MINIMA IMMORALIA - AIUTO, DEVO MINGERE!

Rarissimo esemplare di vespasiano – fotografato a San Pellegrino terme – forse in tutta la Lombardia esiste solo questo

Per averla fatta in un cespuglio, ed aver dimenticato che era un illecito penale,  si può perdere il posto di lavoro.  
E qui sotto,  per la sezione in dibattito di Arpa eolica,  l’intervento di Angelo Gaccione.

MINIMA IMMORALIA - AIUTO, DEVO MINGERE!  
di Angelo Gaccione

La vicenda è fin troppo banale. Siamo nella bergamasca e precisamente ad Averara, è Ferragosto del 2005 e sono le 2 di notte.
Stefano Rho è con un amico e devono mingere (notate la raffinatezza del verbo e di chi sta stendendo questa nota) perché nel locale dove sono stati, hanno assorbito più liquidi di quanto la vescica ne possa contenere, e questa giustamente reclama. Comunemente, se uno non soffre di claustrofobia e sopporta i meravigliosi aromi che promanano dalle latrine dei magnifici locali pubblici italiani (e non solo), provvede alla bisogna dei bisogni (che artista!) al chiuso delle medesime. Può capitare di trovarsi all’aperto e non avere sottomano né un locale né una latrina, e le cose possono complicarsi. Se poi uno è incontinente o soffre di prostata, la situazione può diventare seria. Ad ogni modo Stefano Rho e il suo amico non soffrivano di incontinenza, e la loro età nel 2005 non era da prostata, ma non avevano a portata di pene un vespasiano. Decidono così di innaffiare un cespuglio. È raro che un carabiniere alle due di notte controlli i cespugli, (a Milano non controllano né cespugli né muri, e al sabato notte in diversi luoghi della città gli effetti della birra regalano afrori di una certa intensità), ma una probabilità su un milione è sempre possibile. Ed ecco scattare un verbale di euro 200 e una segnalazione. Il giudice di pace di Zogno lo multa per atti contrari alla pubblica decenza, anche se l’unico pubblico presente alle 2 di notte è il carabiniere. Stefano Rho paga e tace, forse anche lui si è convinto di aver fatto un’azione disdicevole. La cosa sembra finita lì, ma non è così.
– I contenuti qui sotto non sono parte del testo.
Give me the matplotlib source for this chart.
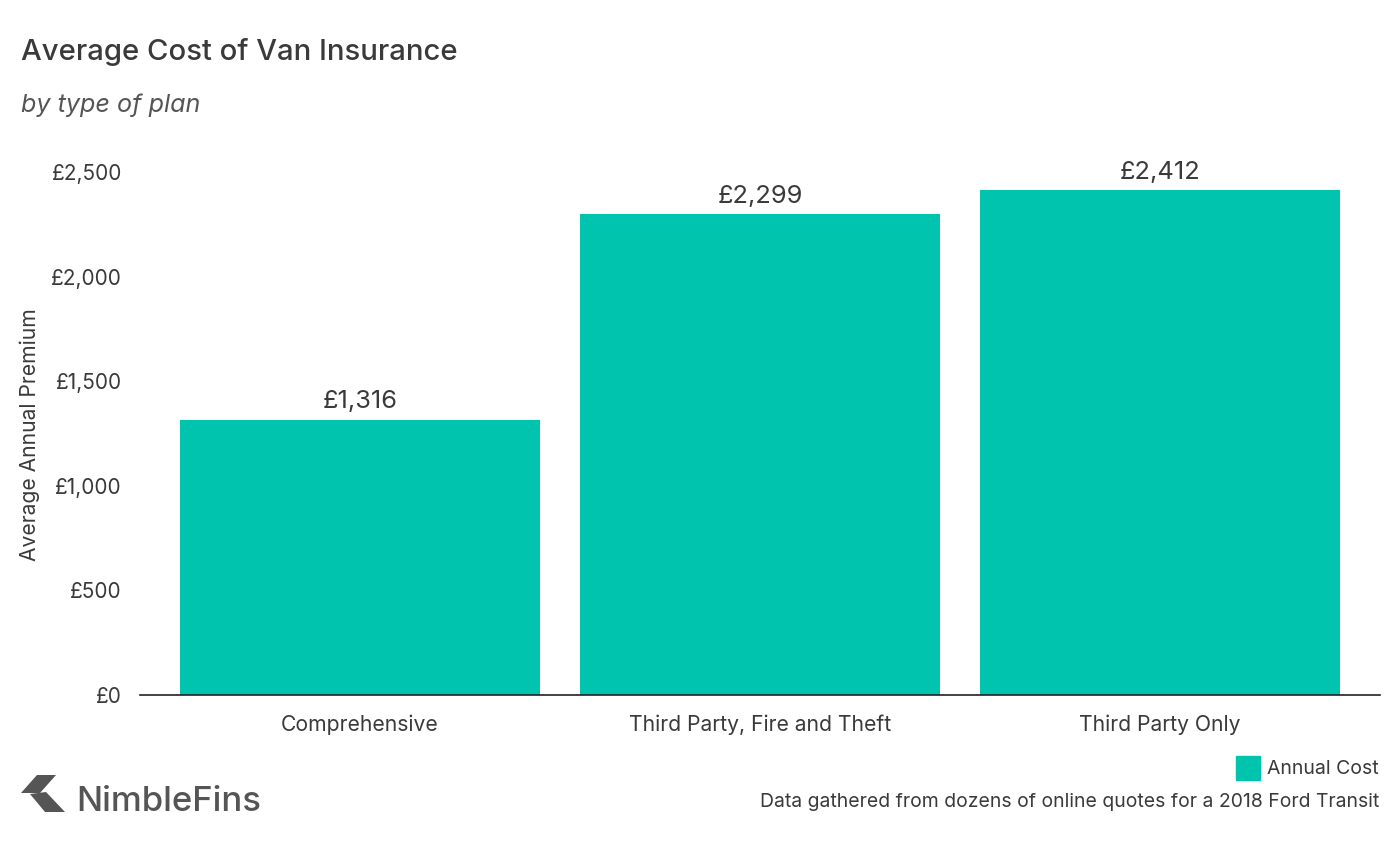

Se vuoi fare il professore (e Stefano Rho vuole fare il professore) devi essere “pulito”. La regola, nel paese di Vitulia, è rigida e così Stefano, 11 anni dopo, si trova a pagare con il licenziamento dall’Istituto “Giovanni Falcone” di Bergamo, dove nel frattempo è entrato di ruolo come ottimo docente di Filosofia, questo lontano peccato urinario. Una inflessibile e solerte Corte dei Conti, confortata dal parere autorevole dell’Avvocatura dello Stato, impone all’Istituto la sua draconiana decisione. Giustizia è fatta. E così Vitulia, al penultimo posto nella classifica dei paesi meno corrotti dell’intera Europa, e ai primi posti per corruzione dell’intero globo terraqueo, può dormire sogni tranquilli. Buona notte. Scusatemi mi scappa da mingere: sono indeciso se farla sul palazzo della Corte dei Conti o su quello dell’Avvocatura dello Stato. Non potranno licenziarmi: io faccio il poeta.

[Pubblicato sulla prima pagina di “Odissea” in data 7 Febbraio 2016]
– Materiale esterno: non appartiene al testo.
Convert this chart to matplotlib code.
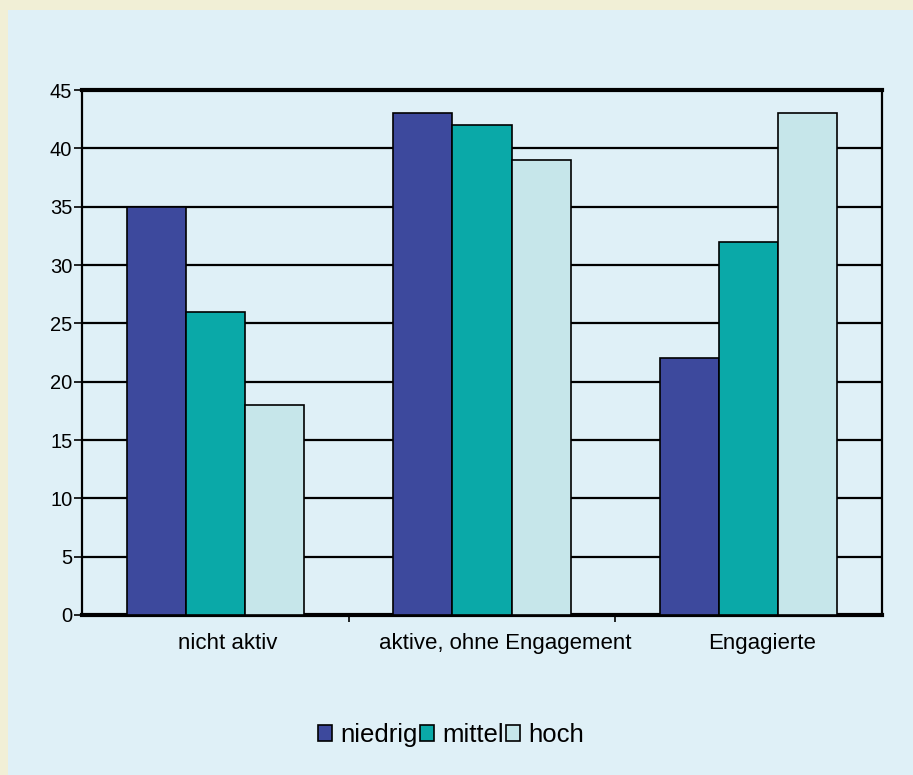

post inserito in Arpa eolica 09/02/16


Nota del 25/03/16 – Il professore ha avuto la fortuna di incontrare un giudice in grado di rimediare all’assurdo – In questa vicenda la mobilitazione degli studenti, in solidarietà con il loro insegnante, ha avuto un gran rilievo.
Qui il link

1 commento:

  1. Il professore, molto giustamente, pensava di avere pagato e di avere chiuso con la multa come si paga qualsiasi multa. Quando compila la domanda di assunzione segna di non avere avuto condanne penali, invece nell'epoca in cui si produssero i fatti era considerata condanna penale. Il professore compila il questionario pensando alla logica imparata nello studio della filosofia e non all'assurdo delle leggi; e mette la crocetta nel posto che le leggi considerano sbagliato.
    Quella crocetta posta secondo la logica viene considerata un falso per il quale è prevista la decadenza dall'impiego. Se il professore metteva la crocetta secondo le condizioni illogiche avrebbe conservato il posto; perché nonostante la multa aveva pieno diritto a quel posto di lavoro, quindi non aveva nessun motivo di dichiarare un falso. Ora il professore dovrà attendere la sentenza di un tribunale che riconosca il pensiero logico. Forse lo troverà (non è sicuro); ma dovrà pagare buoni avvocati che costano cari.